Images are excluded; otherwise, output every record exactly.

§ Data listing

-- -- --

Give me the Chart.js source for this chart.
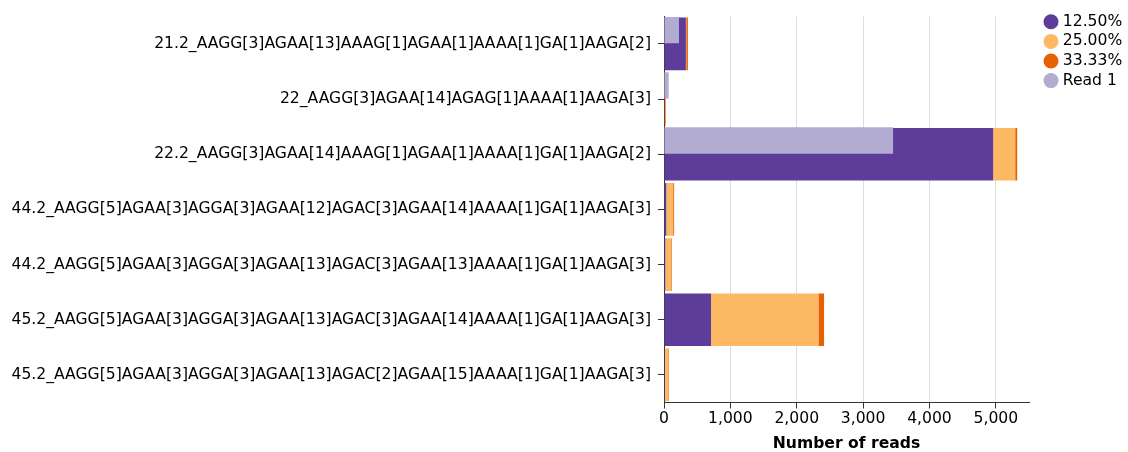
<!DOCTYPE html>
<html>
<head>
<meta charset="utf-8">
<script src="https://cdn.jsdelivr.net/npm/chart.js@4/dist/chart.umd.min.js"></script>
<style>
  html, body { margin: 0; padding: 0; background: #fff; }
  #wrap { width: 1128px; height: 452px; position: relative; }
</style>
</head>
<body>
<div id="wrap"><canvas id="chart1"></canvas></div>
<script>
  "use strict";

  var categories = [
    '21.2_AAGG[3]AGAA[13]AAAG[1]AGAA[1]AAAA[1]GA[1]AAGA[2]',
    '22_AAGG[3]AGAA[14]AGAG[1]AAAA[1]AAGA[3]',
    '22.2_AAGG[3]AGAA[14]AAAG[1]AGAA[1]AAAA[1]GA[1]AAGA[2]',
    '44.2_AAGG[5]AGAA[3]AGGA[3]AGAA[12]AGAC[3]AGAA[14]AAAA[1]GA[1]AAGA[3]',
    '44.2_AAGG[5]AGAA[3]AGGA[3]AGAA[13]AGAC[3]AGAA[13]AAAA[1]GA[1]AAGA[3]',
    '45.2_AAGG[5]AGAA[3]AGGA[3]AGAA[13]AGAC[3]AGAA[14]AAAA[1]GA[1]AAGA[3]',
    '45.2_AAGG[5]AGAA[3]AGGA[3]AGAA[13]AGAC[2]AGAA[15]AAAA[1]GA[1]AAGA[3]'
  ];
  var pct12_50 = [330, 10, 4960, 35, 20, 709, 15];
  var pct25_00 = [5, 0, 332, 103, 86, 1618, 50];
  var pct33_33 = [25, 15, 30, 14, 10, 85, 10];
  var read1 = [226, 70, 3452, 0, 0, 0, 0];
  var xTicks = [0, 1000, 2000, 3000, 4000, 5000];

  // Read 1 sits in the top half of each band: use a hidden axis with two slots per category
  var halfLabels = [];
  var read1Top = [];
  categories.forEach(function (c, i) {
    halfLabels.push(c + ' top', c + ' bottom');
    read1Top.push(read1[i], null);
  });

  var font = "'DejaVu Sans', sans-serif";
  var fontSize = 15.6;
  var axisColor = '#333';

  var ctx = document.getElementById('chart1').getContext('2d');

  var myChart = new Chart(ctx, {
    type: 'bar',
    data: {
      labels: categories,
      datasets: [{
        label: '12.50%',
        data: pct12_50,
        backgroundColor: '#5e3c99',
        yAxisID: 'y',
        order: 1
      },
      {
        label: '25.00%',
        data: pct25_00,
        backgroundColor: '#fdb863',
        yAxisID: 'y',
        order: 1
      },
      {
        label: '33.33%',
        data: pct33_33,
        backgroundColor: '#e66101',
        yAxisID: 'y',
        order: 1
      },
      {
        label: 'Read 1',
        data: read1Top,
        backgroundColor: '#b2abd2',
        yAxisID: 'y2',
        order: 0
      }]
    },
    options: {
      indexAxis: 'y',
      responsive: true,
      maintainAspectRatio: false,
      animation: false,
      datasets: {
        bar: {
          grouped: false,
          barPercentage: 1,
          categoryPercentage: 0.955
        }
      },
      layout: {
        padding: { top: 10, left: 0, right: 1, bottom: 0 }
      },
      plugins: {
        tooltip: { enabled: false },
        legend: {
          position: 'right',
          align: 'start',
          maxWidth: 84,
          labels: {
            color: '#000',
            font: { family: font, size: fontSize },
            usePointStyle: true,
            pointStyle: 'circle',
            boxWidth: 8,
            boxHeight: 10.6,
            padding: 4,
            sort: function (a, b) { return a.datasetIndex - b.datasetIndex; }
          }
        }
      },
      scales: {
        x: {
          stacked: true,
          min: 0,
          max: 5500,
          afterBuildTicks: function (scale) {
            scale.ticks = xTicks.map(function (v) { return { value: v }; });
          },
          ticks: {
            color: '#000',
            padding: 1,
            font: { family: font, size: fontSize },
            callback: function (v) { return v.toLocaleString('en-US'); }
          },
          grid: {
            color: '#ddd',
            tickColor: axisColor,
            tickLength: 6
          },
          border: { display: true, color: axisColor },
          title: {
            display: true,
            text: 'Number of reads',
            color: '#000',
            font: { family: font, size: fontSize, weight: 'bold', lineHeight: 1 },
            padding: { top: 7.2, bottom: 0 }
          }
        },
        y: {
          stacked: true,
          afterFit: function (scale) { scale.width = 664; },
          ticks: {
            color: '#000',
            padding: 7,
            autoSkip: false,
            font: { family: font, size: fontSize }
          },
          grid: {
            offset: false,
            drawOnChartArea: false,
            tickColor: axisColor,
            tickLength: 6
          },
          border: { display: true, color: axisColor }
        },
        y2: {
          type: 'category',
          labels: halfLabels,
          stacked: true,
          display: false,
          offset: true
        },
        // empty spacers: a gap above the plot and between plot and legend
        xTop: {
          type: 'linear',
          position: 'top',
          ticks: { display: false },
          grid: { display: false },
          border: { display: false },
          afterFit: function (scale) { scale.height = 6; }
        },
        yGap: {
          type: 'linear',
          position: 'right',
          ticks: { display: false },
          grid: { display: false },
          border: { display: false },
          afterFit: function (scale) { scale.width = 14; }
        }
      }
    }
  });
</script>
</body>
</html>
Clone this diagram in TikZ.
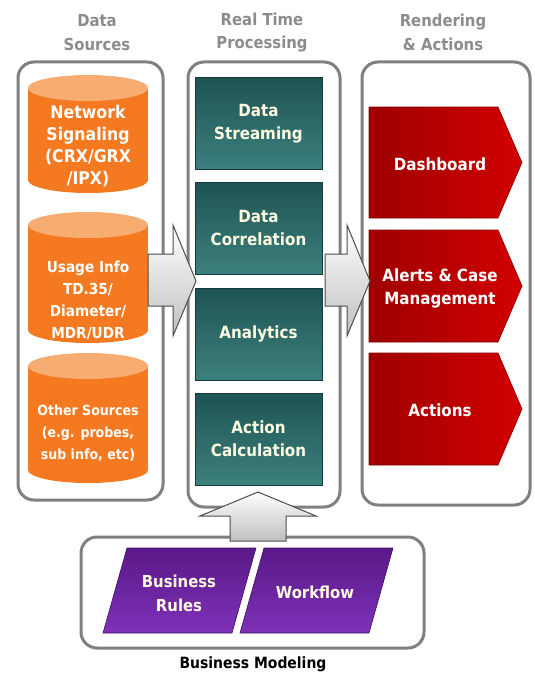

-- -- --

§ Completed exercise
Give me the Chart.js source for this chart.
<!DOCTYPE html>
<html>
<head>
<meta charset="utf-8">
<script src="https://cdn.jsdelivr.net/npm/chart.js@4/dist/chart.umd.min.js"></script>
<style>
  html, body { margin: 0; padding: 0; background: #fff; }
  #wrap { width: 1128px; height: 452px; position: relative; }
</style>
</head>
<body>
<div id="wrap"><canvas id="chart1"></canvas></div>
<script>
  "use strict";

  var categories = [
    '21.2_AAGG[3]AGAA[13]AAAG[1]AGAA[1]AAAA[1]GA[1]AAGA[2]',
    '22_AAGG[3]AGAA[14]AGAG[1]AAAA[1]AAGA[3]',
    '22.2_AAGG[3]AGAA[14]AAAG[1]AGAA[1]AAAA[1]GA[1]AAGA[2]',
    '44.2_AAGG[5]AGAA[3]AGGA[3]AGAA[12]AGAC[3]AGAA[14]AAAA[1]GA[1]AAGA[3]',
    '44.2_AAGG[5]AGAA[3]AGGA[3]AGAA[13]AGAC[3]AGAA[13]AAAA[1]GA[1]AAGA[3]',
    '45.2_AAGG[5]AGAA[3]AGGA[3]AGAA[13]AGAC[3]AGAA[14]AAAA[1]GA[1]AAGA[3]',
    '45.2_AAGG[5]AGAA[3]AGGA[3]AGAA[13]AGAC[2]AGAA[15]AAAA[1]GA[1]AAGA[3]'
  ];
  var pct12_50 = [330, 10, 4960, 35, 20, 709, 15];
  var pct25_00 = [5, 0, 332, 103, 86, 1618, 50];
  var pct33_33 = [25, 15, 30, 14, 10, 85, 10];
  var read1 = [226, 70, 3452, 0, 0, 0, 0];
  var xTicks = [0, 1000, 2000, 3000, 4000, 5000];

  // Read 1 sits in the top half of each band: use a hidden axis with two slots per category
  var halfLabels = [];
  var read1Top = [];
  categories.forEach(function (c, i) {
    halfLabels.push(c + ' top', c + ' bottom');
    read1Top.push(read1[i], null);
  });

  var font = "'DejaVu Sans', sans-serif";
  var fontSize = 15.6;
  var axisColor = '#333';

  var ctx = document.getElementById('chart1').getContext('2d');

  var myChart = new Chart(ctx, {
    type: 'bar',
    data: {
      labels: categories,
      datasets: [{
        label: '12.50%',
        data: pct12_50,
        backgroundColor: '#5e3c99',
        yAxisID: 'y',
        order: 1
      },
      {
        label: '25.00%',
        data: pct25_00,
        backgroundColor: '#fdb863',
        yAxisID: 'y',
        order: 1
      },
      {
        label: '33.33%',
        data: pct33_33,
        backgroundColor: '#e66101',
        yAxisID: 'y',
        order: 1
      },
      {
        label: 'Read 1',
        data: read1Top,
        backgroundColor: '#b2abd2',
        yAxisID: 'y2',
        order: 0
      }]
    },
    options: {
      indexAxis: 'y',
      responsive: true,
      maintainAspectRatio: false,
      animation: false,
      datasets: {
        bar: {
          grouped: false,
          barPercentage: 1,
          categoryPercentage: 0.955
        }
      },
      layout: {
        padding: { top: 10, left: 0, right: 1, bottom: 0 }
      },
      plugins: {
        tooltip: { enabled: false },
        legend: {
          position: 'right',
          align: 'start',
          maxWidth: 84,
          labels: {
            color: '#000',
            font: { family: font, size: fontSize },
            usePointStyle: true,
            pointStyle: 'circle',
            boxWidth: 8,
            boxHeight: 10.6,
            padding: 4,
            sort: function (a, b) { return a.datasetIndex - b.datasetIndex; }
          }
        }
      },
      scales: {
        x: {
          stacked: true,
          min: 0,
          max: 5500,
          afterBuildTicks: function (scale) {
            scale.ticks = xTicks.map(function (v) { return { value: v }; });
          },
          ticks: {
            color: '#000',
            padding: 1,
            font: { family: font, size: fontSize },
            callback: function (v) { return v.toLocaleString('en-US'); }
          },
          grid: {
            color: '#ddd',
            tickColor: axisColor,
            tickLength: 6
          },
          border: { display: true, color: axisColor },
          title: {
            display: true,
            text: 'Number of reads',
            color: '#000',
            font: { family: font, size: fontSize, weight: 'bold', lineHeight: 1 },
            padding: { top: 7.2, bottom: 0 }
          }
        },
        y: {
          stacked: true,
          afterFit: function (scale) { scale.width = 664; },
          ticks: {
            color: '#000',
            padding: 7,
            autoSkip: false,
            font: { family: font, size: fontSize }
          },
          grid: {
            offset: false,
            drawOnChartArea: false,
            tickColor: axisColor,
            tickLength: 6
          },
          border: { display: true, color: axisColor }
        },
        y2: {
          type: 'category',
          labels: halfLabels,
          stacked: true,
          display: false,
          offset: true
        },
        // empty spacers: a gap above the plot and between plot and legend
        xTop: {
          type: 'linear',
          position: 'top',
          ticks: { display: false },
          grid: { display: false },
          border: { display: false },
          afterFit: function (scale) { scale.height = 6; }
        },
        yGap: {
          type: 'linear',
          position: 'right',
          ticks: { display: false },
          grid: { display: false },
          border: { display: false },
          afterFit: function (scale) { scale.width = 14; }
        }
      }
    }
  });
</script>
</body>
</html>
Clone this diagram in TikZ.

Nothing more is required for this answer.